It wasn’t until Woodstock 99: Love, Peace, & Rage that I was able to hop out of my shell and embrace who I am, or rather, who many of us are, a Limp Bizkit fan. Can you blame me (them)? They exemplified the personification of young white male rage from the angst-filled young adults looking to unwind in chaotic ways. And with the kind of topsy-turvy world we’ve been in for the last year and a half, sometimes seeing these artists/bands come back from long hiatuses has been an ethereal experience – it’s uncanny, fun, and surprising – all three personify Limp Bizkit’s new album, Still Sucks. Still Sucks is a cheeky nu-metal rap album that broadens the scopes of Fred Durst’s vocal performances while still giving us that “YEAAAH” Fred Durst we’ve come to love and appreciate, albeit being far from a great album.
Due to the heightened publicity that stemmed from the Woodstock 99 documentary, it allowed Limp Bizkit to promote it their way. Starting with the illustrious Lollapalooza, Fred Durst created an Instagram account and took on a new persona as he took us through a journey where the hypnotic “Dad Vibes” was unleashed onto the world. Donning a grey wig, dockers, and an older-tweed blazer before donning the puffy jacket, Fred is back to his old way – focusing on the tongue-in-cheek lyricism that evokes participation from the audience and amplifies the unquantifiable energy that resonates within our souls.
But Limp Bizkit knows one thing: the connection between their audience and the mentality. Due to it, a lot of the childish and comically-straight forward nu-metal has given them their own identity, only bolstered by DJ Lethal with his infectious vinyl scratches commanding the lead like on “Dirty Rotten Bizkit,” though it doesn’t take away from what the band does – bringing infectious energy on heightened bombastic songs, like on “Barnacle.” These types of songs bring out enjoyment from casuals who like some gritty righteousness and fuckery.

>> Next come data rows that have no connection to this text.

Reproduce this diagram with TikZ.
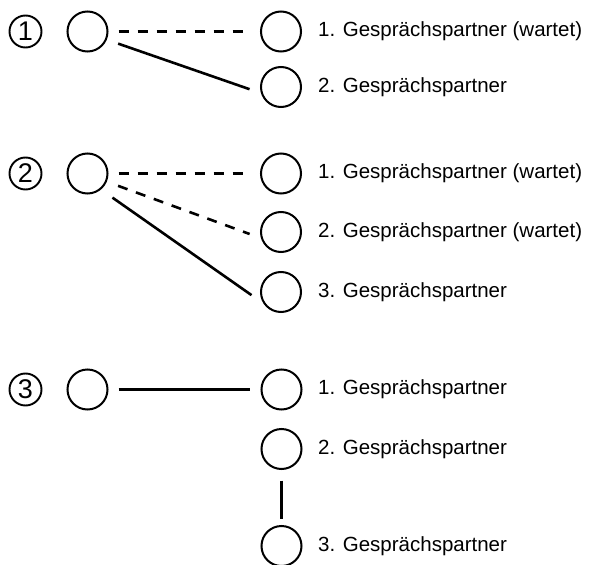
\documentclass[tikz,border=0pt]{standalone}
\usepackage{fontspec}
\setmainfont{Liberation Sans}
\begin{document}
\begin{tikzpicture}[x=1pt,y=-1pt,
 party/.style={circle,draw,line width=2pt,minimum size=40pt,inner sep=0pt},
 lbl/.style={anchor=base west,inner sep=0pt,font=\fontsize{20.5}{24}\selectfont},
 num/.style={circle,draw,line width=1.9pt,minimum size=32pt,inner sep=0pt,font=\fontsize{27}{30}\selectfont},
 conn/.style={line width=2.6pt},
 wait/.style={conn,dash pattern=on 10pt off 9pt}]
\useasboundingbox (0,0) rectangle (590,565);
% row 1
\node[num] (n1) at (25.5,31.5) {1};
\node[party] (a1) at (87.5,31.5) {};
\node[party] (b1) at (281,31.5) {};
\node[party] (b2) at (281,87) {};
\node[lbl] (t11) at (318,36) {1. Gesprächspartner (wartet)};
\node[lbl] (t12) at (318,92) {2. Gesprächspartner};
\draw[wait, shorten <=10pt, shorten >=11pt] (a1.east) -- (b1.west);
\draw[conn, shorten <=12pt, shorten >=12pt] (a1.-23) -- (b2.197);
% row 2
\node[num] (n2) at (25.5,173.5) {2};
\node[party] (a2) at (87.5,173.5) {};
\node[party] (c1) at (281,173.5) {};
\node[party] (c2) at (281,232) {};
\node[party] (c3) at (281,292) {};
\node[lbl] (t21) at (318,178) {1. Gesprächspartner (wartet)};
\node[lbl] (t22) at (318,237) {2. Gesprächspartner (wartet)};
\node[lbl] (t23) at (318,297) {3. Gesprächspartner};
\draw[wait, shorten <=10pt, shorten >=11pt] (a2.east) -- (c1.west);
\draw[wait, shorten <=12pt, shorten >=12pt] (a2.-23) -- (c2.197);
\draw[conn, shorten <=14pt, shorten >=14.5pt] (a2.-50) -- (c3.213);
% row 3
\node[num] (n3) at (25.5,389.5) {3};
\node[party] (a3) at (87.5,389.5) {};
\node[party] (d1) at (281.5,389.5) {};
\node[party] (d2) at (281.5,449) {};
\node[party] (d3) at (281.5,546) {};
\node[lbl] (t31) at (318,394) {1. Gesprächspartner};
\node[lbl] (t32) at (318,454) {2. Gesprächspartner};
\node[lbl] (t33) at (318,551) {3. Gesprächspartner};
\draw[conn, shorten <=10pt, shorten >=11pt] (a3.east) -- (d1.west);
\draw[conn, shorten <=10.5pt, shorten >=6pt] (d2.south) -- (d3.north);
\end{tikzpicture}
\end{document}
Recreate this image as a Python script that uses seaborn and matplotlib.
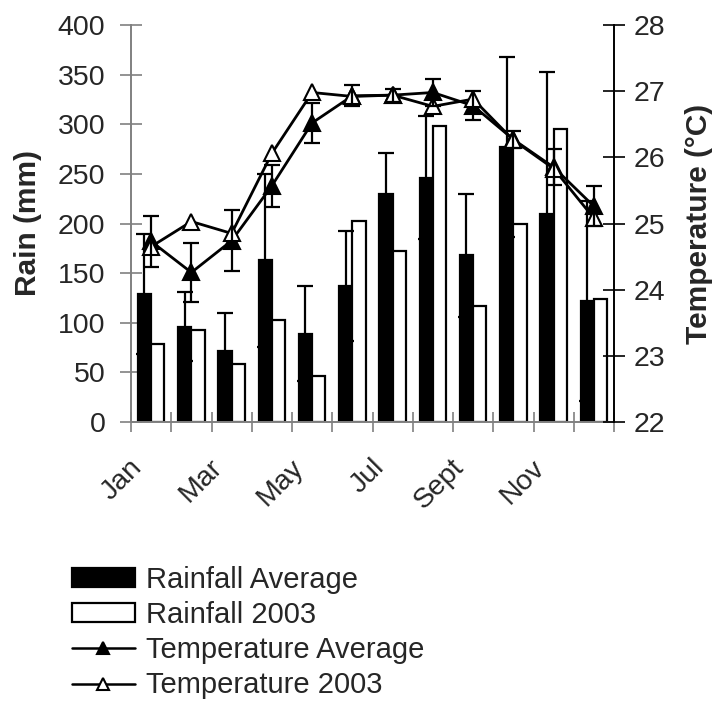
import numpy as np
import pandas as pd
import matplotlib
matplotlib.use("Agg")
import matplotlib.pyplot as plt
from matplotlib.patches import Patch
from matplotlib.lines import Line2D
from matplotlib.ticker import FixedLocator, NullFormatter
from matplotlib.transforms import ScaledTranslation
import seaborn as sns

# Monthly rainfall (mm) and temperature (°C)
months = ["Jan", "Feb", "Mar", "Apr", "May", "Jun", "Jul", "Aug", "Sept", "Oct", "Nov", "Dec"]
rain_avg = [129, 96, 72, 163, 89, 137, 230, 246, 168, 277, 210, 122]
rain_avg_err = [60, 35, 38, 87, 48, 55, 41, 62, 62, 91, 143, 101]
rain_2003 = [79, 93, 58, 103, 46, 203, 172, 298, 117, 200, 295, 124]
temp_avg = [24.73, 24.26, 24.74, 25.57, 26.52, 26.93, 26.94, 26.98, 26.78, 26.27, 25.85, 25.26]
temp_avg_err = [0.38, 0.44, 0.46, 0.32, 0.30, 0.16, 0.10, 0.20, 0.22, 0.13, 0.27, 0.30]
temp_2003 = [24.65, 25.03, 24.85, 26.06, 26.98, 26.92, 26.94, 26.77, 26.88, 26.26, 25.83, 25.08]
shown_months = ["Jan", "Mar", "May", "Jul", "Sept", "Nov"]

series_names = ["Rainfall Average", "Rainfall 2003", "Temperature Average", "Temperature 2003"]

sns.set_theme(style="white")
plt.rcParams["font.family"] = ["Liberation Sans", "DejaVu Sans"]

TICK_FS = 20.5
LABEL_FS = 21.5

rain_df = pd.DataFrame({
    "month": months * 2,
    "rain": rain_avg + rain_2003,
    "series": [series_names[0]] * len(months) + [series_names[1]] * len(months),
})

fig = plt.figure(figsize=(7.13, 7.02), dpi=100)
ax = fig.add_axes([131 / 713, 1 - 422 / 702, (614 - 131) / 713, (422 - 25) / 702])

sns.barplot(data=rain_df, x="month", y="rain", hue="series", order=months,
            hue_order=series_names[:2],
            palette={series_names[0]: "black", series_names[1]: "white"},
            edgecolor="black", linewidth=1.6, width=0.66, errorbar=None,
            legend=False, ax=ax)

# error bars on the long-term average bars
avg_centers = [p.get_x() + p.get_width() / 2 for p in ax.containers[0]]
ax.errorbar(avg_centers, rain_avg, yerr=rain_avg_err, fmt="none", ecolor="black",
            elinewidth=1.6, capsize=5.5, capthick=1.6, zorder=3)

ax.set_ylim(0, 400)
ax.set_xlim(-0.5, len(months) - 0.5)
ax.set_yticks(np.arange(0, 401, 50))
ax.set_ylabel("Rain (mm)", fontsize=LABEL_FS, fontweight="bold", labelpad=11)
ax.set_xlabel("")

# month labels on every other month, tick marks at month boundaries
pos = np.arange(len(months))
ax.set_xticks(pos)
ax.set_xticklabels([m if m in shown_months else "" for m in months],
                   rotation=45, ha="right", va="top", rotation_mode="anchor",
                   fontsize=TICK_FS)
ax.tick_params(axis="x", which="major", length=0, pad=14)
ax.xaxis.set_minor_locator(FixedLocator(np.arange(-0.5, len(months), 1.0)))
ax.xaxis.set_minor_formatter(NullFormatter())
ax.tick_params(axis="x", which="minor", direction="inout", length=14,
               width=1.2, color="#808080", bottom=True)
ax.tick_params(axis="y", direction="inout", length=16, width=1.2,
               color="#808080", labelsize=TICK_FS, pad=10.5, left=True)

for side in ["top", "right"]:
    ax.spines[side].set_visible(False)
for side in ["left", "bottom"]:
    ax.spines[side].set_color("#808080")
    ax.spines[side].set_linewidth(1.4)

# temperature on the secondary axis
ax2 = ax.twinx()
sns.lineplot(x=pos, y=temp_avg, ax=ax2, color="black", linewidth=2.0,
             marker="^", markersize=11, markerfacecolor="black",
             markeredgecolor="black", markeredgewidth=1.5, zorder=4)
sns.lineplot(x=pos, y=temp_2003, ax=ax2, color="black", linewidth=2.0,
             marker="^", markersize=11, markerfacecolor="white",
             markeredgecolor="black", markeredgewidth=1.5, zorder=5)
ax2.errorbar(pos, temp_avg, yerr=temp_avg_err, fmt="none", ecolor="black",
             elinewidth=1.6, capsize=5.5, capthick=1.6, zorder=6)

ax2.set_ylim(22, 28)
ax2.set_yticks(np.arange(22, 28.1, 1))
ax2.set_ylabel("Temperature (°C)", fontsize=LABEL_FS, fontweight="bold", labelpad=14.5)
ax2.tick_params(axis="y", direction="inout", length=16, width=1.2,
                color="black", labelsize=TICK_FS, pad=6, right=True)
for side in ["top", "left", "bottom"]:
    ax2.spines[side].set_visible(False)
ax2.spines["right"].set_color("black")
ax2.spines["right"].set_linewidth(1.4)
ax2.set_xlim(-0.5, len(months) - 0.5)

handles = [
    Patch(facecolor="black", edgecolor="black", linewidth=1.6),
    Patch(facecolor="white", edgecolor="black", linewidth=1.6),
    Line2D([], [], color="black", linewidth=1.8, marker="^", markersize=8.5,
           markerfacecolor="black", markeredgecolor="black", markeredgewidth=1.5),
    Line2D([], [], color="black", linewidth=1.8, marker="^", markersize=8.5,
           markerfacecolor="white", markeredgecolor="black", markeredgewidth=1.5),
]
fig.legend(handles, series_names, loc="upper left",
           bbox_to_anchor=(72 / 713, 1 - 566 / 702), frameon=False,
           fontsize=21, borderpad=0, borderaxespad=0, handlelength=2.15,
           handleheight=0.62, handletextpad=0.38, labelspacing=0.245)

# nudge the slanted month labels down and to the left of their month
shift = ScaledTranslation(-0.22, -0.13, fig.dpi_scale_trans)
for lab in ax.get_xticklabels():
    lab.set_transform(lab.get_transform() + shift)

fig.savefig("out.png", dpi=100)
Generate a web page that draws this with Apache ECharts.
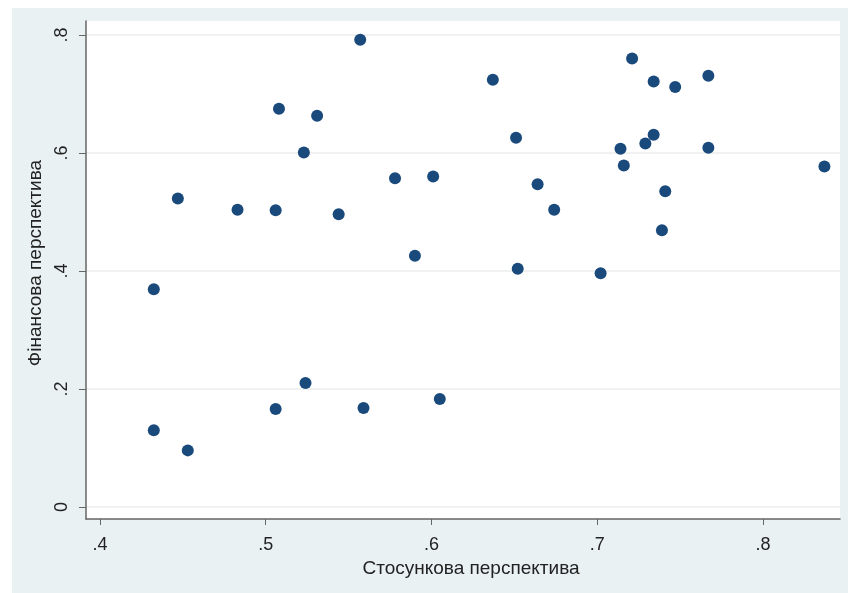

Still Sucks emboldens an artistic direction that quickly runs in not-so-rampant directions. There is that Bizkit-ness oozing out the seams, but Fred Durst lies to himself with odd acoustic ballads. You hear him break down the parameters of his life today, weighing on heavy subjects, and it’s where the album loses you. Two songs (“Don’t Change” and “Empty Hole”) are centered on an acoustic base for the strings, as Fred Durst laments on themes of change and love. And unironically, Limp Bizkit closes the album with their most pop sound song in some time, “Goodbye” – it weaves tender guitar riffs with subtle bass strings as the antithesis of who they are. Like Durst’s soul, it comes from a well-meaning place since he speaks on pushing away depressive thoughts and lifting your serotonin levels.
Unfortunately, Fred Durst isn’t the best vocalist – his melodies are rough, and they tend to be equivocal to stale fingernails on the chalkboard. Durst comes from the heart, and it’s something to admire, but it doesn’t work. However, it isn’t constant, and he flips the script on “You Bring Out The Worst In Me” – his melodies switch from somber to uproarious, giving fans crazy energy they’ve almost always delivered. And Wes Boreland delivers ethereal guitar riffs that shift with the tone, become the consistent highlight in these songs.
Outside of this not-so-new and always off-brand approach by Limp Bizkit has pulled them from delivering a phenomenal album from start to finish. Unfortunately, they never pick their pants up from the bootstraps and give it their all. But when they do, we are given the fun and madness that comes in the form of “Dirty Rotten Bizkit” and “Snacky Poo,” as Fred Durst gives it his best in the flow and lyricism. The former blends this elegant synergy between vocalists and instrumentalists, especially, DJ Lethal who makes it a focal point for the vinyl scratches to amplify the backing for the rest of the instruments.
Still Sucks doesn’t always suck, and sometimes you have to let loose and enjoy things as they are given – that is how Limp Bizkit rolls. Fan or not, it fits how we feel about the shift from warm to cold – we just want to let loose, warm up, and break things. Despite the score, Limp Bizkit’s new album is a thrill as Fred Durst brings dad vibes to the masses!